Start at the line that contains "Rebuild this chart", stop at the line that contains "host_uth = [14.2, 0.72, 0.58, 0.53, 0.39, 0.108, 2.02, 6.9]", and repeat every line in that span, those two included, with no pictures.
═══ Material for this task ═══
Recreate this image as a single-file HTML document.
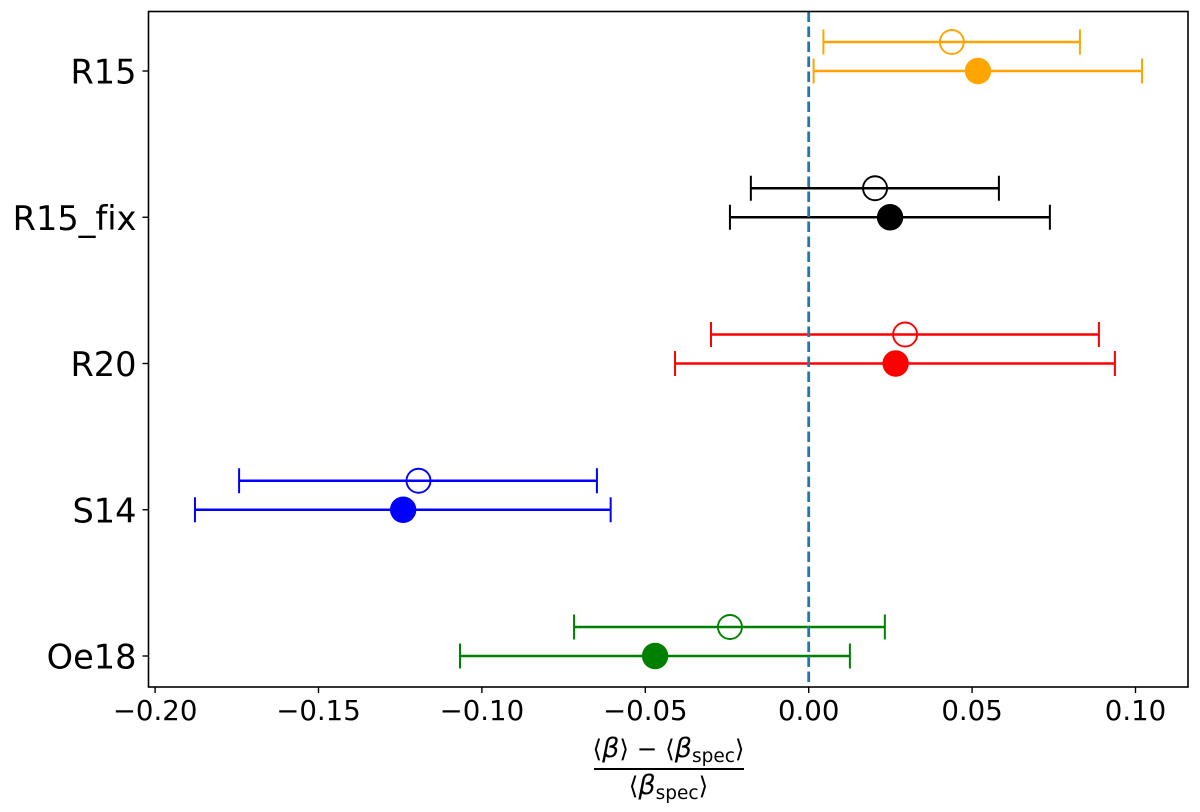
<!DOCTYPE html>
<html>
<head>
<meta charset="utf-8">
<style>
html,body{margin:0;padding:0;background:#fff;}
svg{display:block;filter:blur(0.3px);}
text{font-family:"DejaVu Sans","Liberation Sans",sans-serif;fill:#000;font-variant-ligatures:none;}
</style>
</head>
<body>
<svg id="chart" xmlns="http://www.w3.org/2000/svg" width="1200" height="812" viewBox="0 0 1200 812">
<rect x="0" y="0" width="1200" height="812" fill="#fff"/>
<g id="marks"></g>
<g id="axes"></g>
<g>
<text x="668.5" y="757" text-anchor="middle" font-size="24.6"><tspan>⟨</tspan><tspan font-style="italic" font-size="27">β</tspan><tspan>⟩ − ⟨</tspan><tspan font-style="italic" font-size="27">β</tspan><tspan font-size="18.5" dy="5">spec</tspan><tspan dy="-5">⟩</tspan></text>
<rect x="594" y="768" width="150" height="2" fill="#000"/>
<text x="668.5" y="794" text-anchor="middle" font-size="24.6"><tspan>⟨</tspan><tspan font-style="italic" font-size="27">β</tspan><tspan font-size="18.5" dy="5">spec</tspan><tspan dy="-5">⟩</tspan></text>
</g>
</svg>
<script>
var categories = ['Oe18', 'S14', 'R20', 'R15_fix', 'R15'];
var colors = ['green', 'blue', 'red', 'black', 'orange'];
var filledValues = [-0.0470, -0.1241, 0.0266, 0.0249, 0.0518];
var filledLow = [-0.1067, -0.1878, -0.0409, -0.0241, 0.0015];
var filledHigh = [0.0126, -0.0606, 0.0937, 0.0738, 0.1020];
var openValues = [-0.0241, -0.1194, 0.0295, 0.0203, 0.0438];
var openLow = [-0.0718, -0.1743, -0.0299, -0.0177, 0.0045];
var openHigh = [0.0233, -0.0648, 0.0888, 0.0582, 0.0830];
var xTicks = [-0.20, -0.15, -0.10, -0.05, 0.00, 0.05, 0.10];
var referenceValue = 0;

var NS = 'http://www.w3.org/2000/svg';
var plot = {left: 148.5, right: 1188, top: 11.5, bottom: 687};
function xScale(v) { return 808.7 + v * 3268; }
function yScale(i) { return 656 - i * 146.25; }
function make(parent, tag, attrs) {
  var el = document.createElementNS(NS, tag);
  for (var k in attrs) { el.setAttribute(k, attrs[k]); }
  parent.appendChild(el);
  return el;
}
var marks = document.getElementById('marks');
var axes = document.getElementById('axes');

function drawSeries(i, value, low, high, y, filled) {
  var g = make(marks, 'g', {});
  
  
  var x0 = xScale(low), x1 = xScale(high), c = colors[i];
  make(g, 'line', {x1: x0, x2: x1, y1: y, y2: y, stroke: c, 'stroke-width': 2.4});
  make(g, 'line', {x1: x0, x2: x0, y1: y - 12.5, y2: y + 12.5, stroke: c, 'stroke-width': 2});
  make(g, 'line', {x1: x1, x2: x1, y1: y - 12.5, y2: y + 12.5, stroke: c, 'stroke-width': 2});
  if (filled) {
    make(g, 'circle', {cx: xScale(value), cy: y, r: 13.2, fill: c});
  } else {
    make(g, 'circle', {cx: xScale(value), cy: y, r: 12, fill: 'none', stroke: c, 'stroke-width': 1.9});
  }
}
categories.forEach(function (name, i) {
  drawSeries(i, openValues[i], openLow[i], openHigh[i], yScale(i) - 29, false);
  drawSeries(i, filledValues[i], filledLow[i], filledHigh[i], yScale(i), true);
});

var refLine = make(marks, 'line', {x1: xScale(referenceValue), x2: xScale(referenceValue), y1: plot.top, y2: plot.bottom, stroke: '#1f77b4', 'stroke-width': 2.8, 'stroke-dasharray': '10.5 4.5'});



var frame = make(axes, 'rect', {x: plot.left, y: plot.top, width: plot.right - plot.left, height: plot.bottom - plot.top, fill: 'none', stroke: '#000', 'stroke-width': 1.6});



xTicks.forEach(function (t) {
  var x = xScale(t);
  var g = make(axes, 'g', {});
  
  
  make(g, 'line', {x1: x, x2: x, y1: plot.bottom, y2: plot.bottom + 6, stroke: '#000', 'stroke-width': 1.4});
  var label = make(g, 'text', {x: x, y: 720, 'text-anchor': 'middle', 'font-size': 27.6});
  label.textContent = (t < 0 ? '\u2212' : '') + Math.abs(t).toFixed(2);
});
categories.forEach(function (name, i) {
  var y = yScale(i);
  var g = make(axes, 'g', {});
  
  
  make(g, 'line', {x1: plot.left - 6, x2: plot.left, y1: y, y2: y, stroke: '#000', 'stroke-width': 1.4});
  var label = make(g, 'text', {x: 136.5, y: y + 12.5, 'text-anchor': 'end', 'font-size': 33.6});
  label.textContent = name;
});
</script>
</body>
</html>
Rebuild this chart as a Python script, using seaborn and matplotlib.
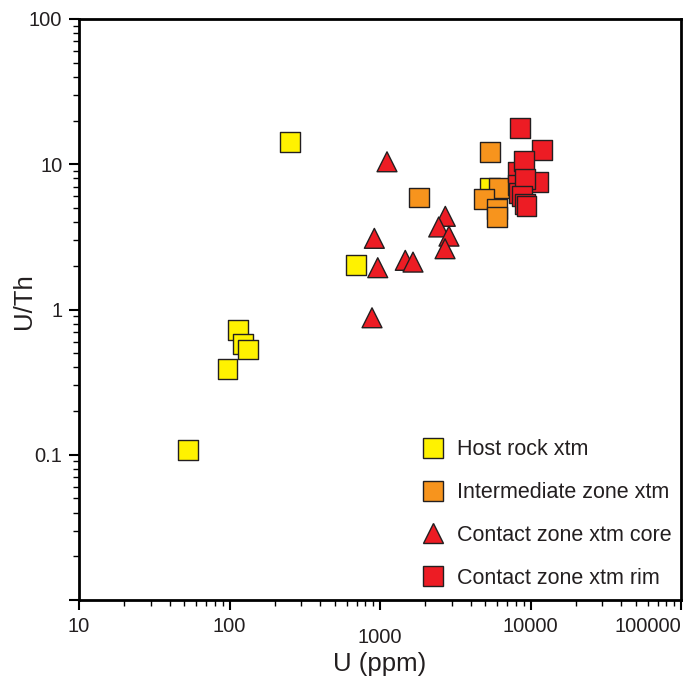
import numpy as np
import pandas as pd
import matplotlib
matplotlib.use("Agg")
import matplotlib.pyplot as plt
import matplotlib.ticker as mticker
import seaborn as sns

# --- data ---
host_u = [252, 114, 123, 132, 97, 53, 690, 5400]
host_uth = [14.2, 0.72, 0.58, 0.53, 0.39, 0.108, 2.02, 6.9]

inter_u = [5400, 6200, 4930, 5960, 5960, 1825]
inter_uth = [12.1, 6.9, 5.8, 4.95, 4.36, 5.9]

core_u = [1113, 2716, 2455, 2873, 2705, 917, 966, 1472, 1657, 885]
core_uth = [10.4, 4.38, 3.7, 3.2, 2.62, 3.09, 1.94, 2.18, 2.12, 0.877]

rim_u = [8300, 8300, 8400, 8480, 11980, 9010, 11270, 9240, 8740, 9200, 9400]
rim_uth = [8.9, 7.2, 6.3, 17.8, 12.6, 10.5, 7.6, 7.97, 6.04, 5.35, 5.15]

groups = ["Host rock xtm", "Intermediate zone xtm",
          "Contact zone xtm core", "Contact zone xtm rim"]
colors = ["#FFF200", "#F7941D", "#ED1C24", "#ED1C24"]
markers = ["s", "s", "^", "s"]

df = pd.concat([
    pd.DataFrame({"U": host_u, "UTh": host_uth, "group": groups[0]}),
    pd.DataFrame({"U": inter_u, "UTh": inter_uth, "group": groups[1]}),
    pd.DataFrame({"U": core_u, "UTh": core_uth, "group": groups[2]}),
    pd.DataFrame({"U": rim_u, "UTh": rim_uth, "group": groups[3]}),
], ignore_index=True)

sns.set_style("ticks")
plt.rcParams["font.family"] = ["Liberation Sans", "DejaVu Sans"]

fig = plt.figure(figsize=(6.93, 6.82), dpi=100)
ax = fig.add_axes([79 / 693, 1 - 600 / 682, 602 / 693, 581 / 682])

sns.scatterplot(
    data=df, x="U", y="UTh", hue="group", style="group",
    hue_order=groups, style_order=groups,
    palette=dict(zip(groups, colors)),
    markers=dict(zip(groups, markers)),
    s=205, edgecolor="#231F20", linewidth=1, alpha=1,
    ax=ax, legend=False, zorder=3,
)

ax.set_xscale("log")
ax.set_yscale("log")
ax.set_xlim(10, 100000)
ax.set_ylim(0.01, 100)

ax.xaxis.set_major_locator(mticker.FixedLocator([10, 100, 1000, 10000, 100000]))
ax.xaxis.set_major_formatter(mticker.FixedFormatter(["10", "100", "1000", "10000", "100000"]))
ax.yaxis.set_major_locator(mticker.FixedLocator([0.01, 0.1, 1, 10, 100]))
ax.yaxis.set_major_formatter(mticker.FixedFormatter(["", "0.1", "1", "10", "100"]))
ax.xaxis.set_minor_locator(mticker.LogLocator(base=10, subs=np.arange(2, 10)))
ax.yaxis.set_minor_locator(mticker.LogLocator(base=10, subs=np.arange(2, 10)))
ax.xaxis.set_minor_formatter(mticker.NullFormatter())
ax.yaxis.set_minor_formatter(mticker.NullFormatter())

ax.tick_params(which="major", direction="out", length=7, width=1.5,
               labelsize=14.5, color="black", labelcolor="#231F20", pad=5)
ax.tick_params(which="minor", direction="out", length=4, width=1, color="black")
for sp in ax.spines.values():
    sp.set_linewidth(2)
    sp.set_color("black")
    sp.set_visible(True)

# quirks of the original tick labels
xticks = ax.xaxis.get_major_ticks()
xticks[2].set_pad(13)
xticks[4].label1.set_horizontalalignment("right")

ax.set_xlabel("U (ppm)", fontsize=18.5, color="#231F20", labelpad=4)
ax.set_ylabel("U/Th", fontsize=18.5, color="#231F20")
ax.yaxis.set_label_coords(-0.072, 0.515)

# legend
handles = [
    plt.Line2D([], [], linestyle="none", marker=m, markersize=15,
               markerfacecolor=c, markeredgecolor="#231F20", markeredgewidth=1)
    for m, c in zip(markers, colors)
]
ax.legend(handles, groups, loc="lower left", bbox_to_anchor=(0.565, 0.019),
          borderaxespad=0, borderpad=0, frameon=False, fontsize=15.5,
          labelspacing=1.02, handletextpad=0.45, handlelength=1.3,
          labelcolor="#231F20")

fig.savefig("out.png", dpi=100)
═══
_Correct answer:_
Rebuild this chart as a Python script, using seaborn and matplotlib.
import numpy as np
import pandas as pd
import matplotlib
matplotlib.use("Agg")
import matplotlib.pyplot as plt
import matplotlib.ticker as mticker
import seaborn as sns

# --- data ---
host_u = [252, 114, 123, 132, 97, 53, 690, 5400]
host_uth = [14.2, 0.72, 0.58, 0.53, 0.39, 0.108, 2.02, 6.9]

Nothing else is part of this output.